4. Provide Great Service
Forgetting this step might be the primary cause of your company’s demise, even when everything else seems to be running smoothly. Your clients will be quick to walk out the door, leave you bad reviews online, and tell their friends and family to steer clear if you don’t treat them excellently.
Give yourself a weekly deadline to respond to reviews, both positive and negative. Potential customers often don’t mind an occasional bad review, but they want to know how you’re approaching it and what you’ll do to address an issue.
5. Stay Consistent
Find the strategy that works for your business and keep at it. This will ultimately create positive habits that will translate into more revenue. Remember — consistency is key to making your business work and make money.

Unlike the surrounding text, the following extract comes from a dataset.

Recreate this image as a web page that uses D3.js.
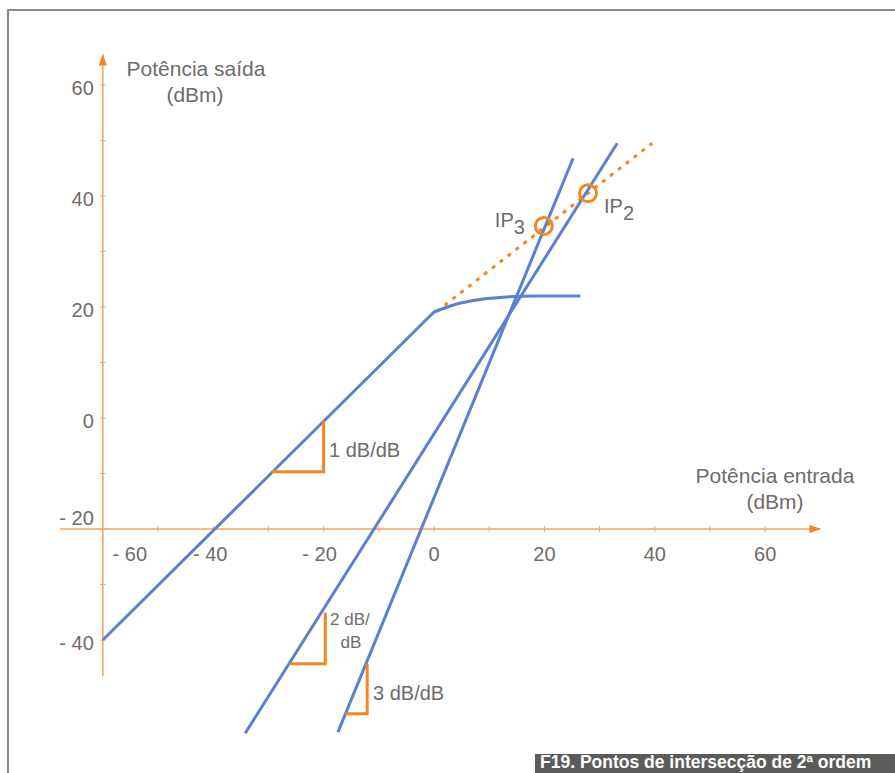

Understand your key performance indicators that grow your business and review them regularly so you can gain insight into how your business is doing season over season and year after year. Many companies will abandon a strategy before it has a chance to even work. Search engine optimization for example can take a long time to start seeing results. Staying committed can be a key to success.
6. Focus on Your Core Customer
Build ideal profiles from your best customers and understand their habits so you know how to best reach them. Younger customers may best be reached through social media and review platforms while older clients may like email newsletters more.
7. Use Social Media to Your Advantage
These days, social media is crucial to growing a business. Roughly 4.48 billion people use social media worldwide, and the numbers are only increasing. Create appealing content that will make your core audience want to share what you do online. This will put you in the eyes of their friends and family, ultimately leading to more customers for your business.
Make sure your social media profiles are set up correctly with the right address, phone, and operating hours information. Check-in at least several times a week to respond to questions and comments from customers.
8. Create Direct Connections With Your Clients
Keep the conversation running to create a bond with your target audience. Even if you decide to automate your social media posting, make sure to give it a human touch by asking questions and answering your followers’ comments and inquiries.
Give your customers more ways to get in touch with you. Adding live chat and text messaging to your communication tools provides your customers with more flexibility to connect with you when they’re thinking of your services. Being accessible when you’re top of mind with a customer is worth more than gold.